Wednesday, August 31, 2011

August 31, 2011 - 0500

When I knew I was coming back to my regular shift, I was excited. I like working midnights, and being up during the daytime killed my energy last week. I had no idea that the sun light and fresh air of the day time would do that to me, but it sure did. And now that I'm back...I'm remembering that night shift is a mostly long and boring process, occasionally punctuated by moments of excitement and terror.

But not tonight. It was a typical non-eventful night. Rain kept people away and most bars closed early. But I found a new form to entertain you with. And by new, I mean that this form was invented at the end of the 20th century. The Pleiades is the name of a group of stars, and the form. It can be done with no syllable count, six or seven syllables per line. The main part of the form is that there are only seven lines, and they all start with the same letter as the title, which is always one word. I did two to try out the freer form and the seven syllable variant.

Peaceful (No Syllable Count)

Pitter patter of rain drops on my car
Pleasing a sound as I needed
Pushing my tiredness away
Perfectly contrasting an empty town
Possibly I could find something to do
Preferably an arrest or car stop
Picking these is difficult on a slow night

Writing (7-Syllable)


When I had a spare moment
Words fell from my fingertips
Waiting was always my strength
What I needed were questions
Who I sent them to made sense
When I get them back, who knows
Wanting and wishing try me

Tuesday, August 30, 2011

August 30, 2011 - 0500

Night two after a week away and I am beat. Coupled with the four hours of actual sleep I got yesterday and I'm sincerely hoping that I can get home and to bed at a reasonable hour.

That being said, I took on a challenging style this morning. The Rhopalic Verse is a pretty neat set of words strung together. They are in syllabic order: 1,2,3... and so on if you're wordy and smart. I stuck to no more than four syllables and that was enough to give my mind a workout.
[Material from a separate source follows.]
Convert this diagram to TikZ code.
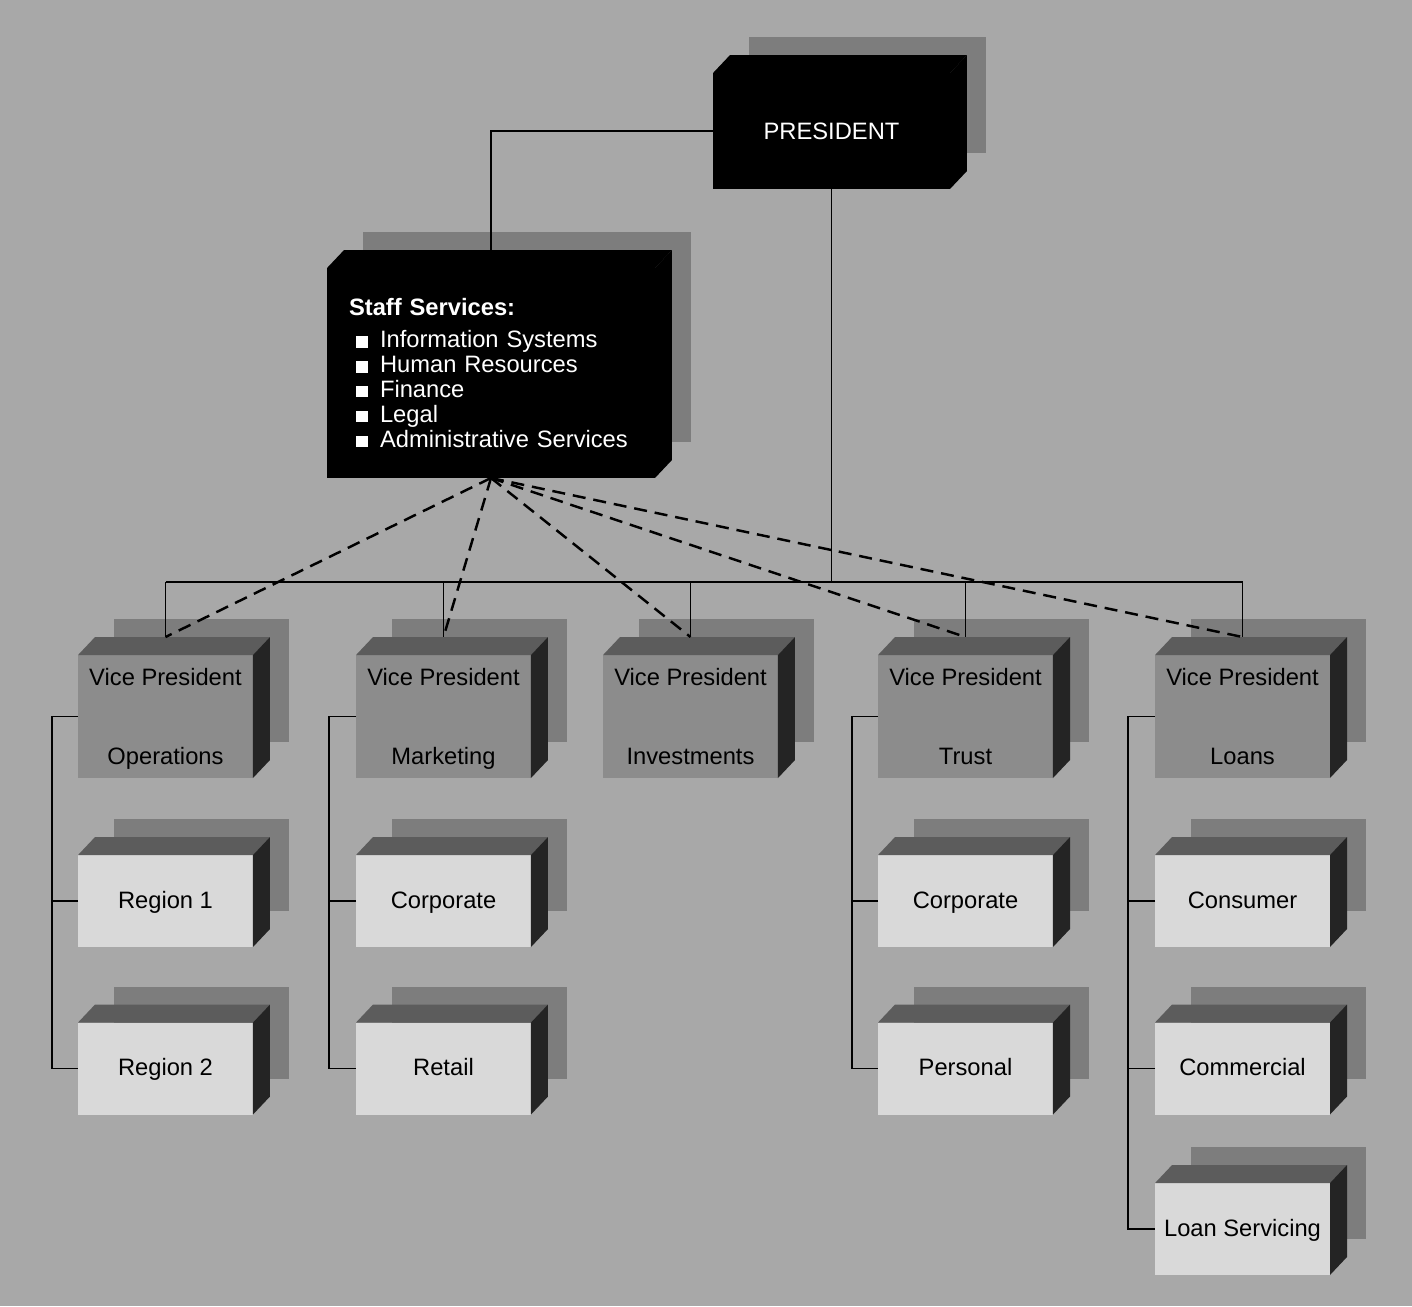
\documentclass[tikz,border=0pt]{standalone}
\usepackage{fontspec}
\setmainfont{Liberation Sans}
\usepackage{xcolor}
\usetikzlibrary{positioning, shadows, calc}
\definecolor{paper}{gray}{0.66}
\definecolor{shadowgray}{gray}{0.49}
\definecolor{vpgray}{gray}{0.55}
\definecolor{unitgray}{gray}{0.85}
\definecolor{topgray}{gray}{0.36}
\definecolor{sidegray}{gray}{0.14}
\newcommand{\sqbullet}{\hspace{0.14cm}\rule{0.23cm}{0.23cm}\hspace{0.25cm}}

\begin{document}
\begin{tikzpicture}[
  x=0.02cm, y=-0.02cm,
  every node/.style={font=\fontsize{13.5}{16}\selectfont, inner sep=0pt, outer sep=0pt},
  backshadow/.style={drop shadow={shadow xshift=0.72cm, shadow yshift=0.72cm,
    fill=shadowgray, opacity=1}},
  headbox/.style={backshadow, fill=black, text=white,
    minimum width=4.74cm, minimum height=2.32cm},
  staffbox/.style={backshadow, fill=black, text=white, align=left,
    font=\fontsize{13.5}{14.2}\selectfont,
    text width=5.68cm, inner xsep=0.44cm, minimum height=4.2cm},
  vpbox/.style={backshadow, fill=vpgray, align=center, text depth=0pt,
    minimum width=3.5cm, minimum height=2.46cm},
  unitbox/.style={backshadow, fill=unitgray, text height=9.7pt, text depth=1.5pt,
    minimum width=3.5cm, minimum height=1.84cm},
  link/.style={line width=1.1pt},
  staffline/.style={line width=1.4pt, dash pattern=on 7.4pt off 4.5pt}
]

  % background
  \fill[paper] (0,0) rectangle (1412,1306);

  % top level
  \node[headbox] (pres) at (831.5,131) {PRESIDENT};
  \node[staffbox] (staff) at (491,373) {\textbf{Staff Services:}\\[4pt]
    \sqbullet Information Systems\\
    \sqbullet Human Resources\\
    \sqbullet Finance\\
    \sqbullet Legal\\
    \sqbullet Administrative Services};

  % vice presidents
  \node[vpbox] (ops)   at (165.5,716.5)  {Vice President\\[29pt]Operations};
  \node[vpbox] (mkt)   at (443.5,716.5)  {Vice President\\[29pt]Marketing};
  \node[vpbox] (inv)   at (690.5,716.5)  {Vice President\\[29pt]Investments};
  \node[vpbox] (trust) at (965.5,716.5)  {Vice President\\[29pt]Trust};
  \node[vpbox] (loans) at (1242.5,716.5) {Vice President\\[29pt]Loans};

  % units
  \node[unitbox] (reg1)  at (165.5,901)   {Region 1};
  \node[unitbox] (reg2)  at (165.5,1068.5) {Region 2};
  \node[unitbox] (mcorp) at (443.5,901)   {Corporate};
  \node[unitbox] (retail) at (443.5,1068.5) {Retail};
  \node[unitbox] (tcorp) at (965.5,901)   {Corporate};
  \node[unitbox] (pers)  at (965.5,1068.5) {Personal};
  \node[unitbox] (cons)  at (1242.5,901)  {Consumer};
  \node[unitbox] (comm)  at (1242.5,1068.5) {Commercial};
  \node[unitbox] (lserv) at (1242.5,1229) {Loan Servicing};

  % top and side faces
  \foreach \n/\t/\s in {pres/black/black, staff/black/black,
      ops/topgray/sidegray, mkt/topgray/sidegray, inv/topgray/sidegray,
      trust/topgray/sidegray, loans/topgray/sidegray,
      reg1/topgray/sidegray, reg2/topgray/sidegray, mcorp/topgray/sidegray,
      retail/topgray/sidegray, tcorp/topgray/sidegray, pers/topgray/sidegray,
      cons/topgray/sidegray, comm/topgray/sidegray, lserv/topgray/sidegray}{
    \fill[\t] (\n.north west) -- ++(17,-18) -- ($(\n.north east)+(17,-18)$)
      -- (\n.north east) -- cycle;
    \fill[\s] (\n.north east) -- ++(17,-18) -- ($(\n.south east)+(17,-18)$)
      -- (\n.south east) -- cycle;
    \coordinate (\n-t) at ($(\n.north)+(0,-18)$);
  }

  % president links
  \coordinate (bus) at (0,582);
  \draw[link] (pres.west) -| (staff-t);
  \draw[link] (pres.south) -- (pres.south |- bus);
  \draw[link] (ops-t |- bus) -- (loans-t |- bus);
  \foreach \n in {ops, mkt, inv, trust, loans}
    \draw[link] (\n-t |- bus) -- (\n-t);

  % staff services (dashed)
  \foreach \n in {ops, mkt, inv, trust, loans}
    \draw[staffline] (staff.south) -- (\n-t);

  % units under each vice president
  \draw[link] (ops.west) -- ++(-26,0) |- (reg2.west);
  \draw[link] (reg1.west) -- ++(-26,0);
  \draw[link] (mkt.west) -- ++(-27,0) |- (retail.west);
  \draw[link] (mcorp.west) -- ++(-27,0);
  \draw[link] (trust.west) -- ++(-26,0) |- (pers.west);
  \draw[link] (tcorp.west) -- ++(-26,0);
  \draw[link] (loans.west) -- ++(-27,0) |- (lserv.west);
  \draw[link] (cons.west) -- ++(-27,0);
  \draw[link] (comm.west) -- ++(-27,0);

\end{tikzpicture}
\end{document}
Difficult Words to Write Through the Yawning


A little maddening metropolis
This city aspires
Bars open expecting alcoholics
But nothing partaking

My slumber quietly interrupted
Four hours collected
My vision compounded
By yawning restlessness

A single vehicle
A simple citizen conversation
No ticket extended
One warning completed

Monday, August 29, 2011

August 29, 2011 - 1415

Well, I'm back. After a week away from the town and the nightly grind of the shift it's good to be back. I would have written something last night, but I had other important documents to draft. Like a memo for reimbursement for mileage and fuel to the tune of almost $500.00. And a total reworking of our departments firearms program. I learned in those five days, that if someone in my department shoots someone right now, we are totally screwed. And I am not going to be in that bag, so I used my down time to draft a new training curriculum. I'll do some more on it tonight but I should also be able to put some poetry out as well.

I'm not going to try and rehash what I did in that week of training, but instead focus on what I usually write about which is my every night encounters.

Welcome Back, Welcomed Back, Welcome, Back


I was warned by text before I even arrived
That my peer would be ranting long into the night
But when we arrived we were both pleased to see
That he'd taken time off and that I would be free.

So I drove all the streets and said my hellos
To the businesses and all of the people I know
Drunk boys and girls all wandered the walks
Interrupting my driving with slurred boozy talks

Then I was greeted by a new throbbing pain
Not wearing a gun belt had suddenly drained
my lower back muscles of all of their holding
Uncomfortable driving from the belt not molding

But I was reprieved by hours of writing
New training materials that I knew I'd be sighting
After learning that we as a department were lacking
And a single lawsuit would send all of us packing

Friday, August 19, 2011

August 19, 2011 - 0500

No poetry today. While disassembling my pistol at work for cleaning, the ejector broke off. Bad for the gun, but not so bad for the poetry, because other than this nothing happened all night. See you in a week.

Thursday, August 18, 2011

August 18, 2011 - 0500

Tonight, I got to put to use some of my more advanced officer safety skills. And by that I mean, I made three subjects do as I said, when I said and put them at a distinct tactical disadvantage. I was quite proud of myself.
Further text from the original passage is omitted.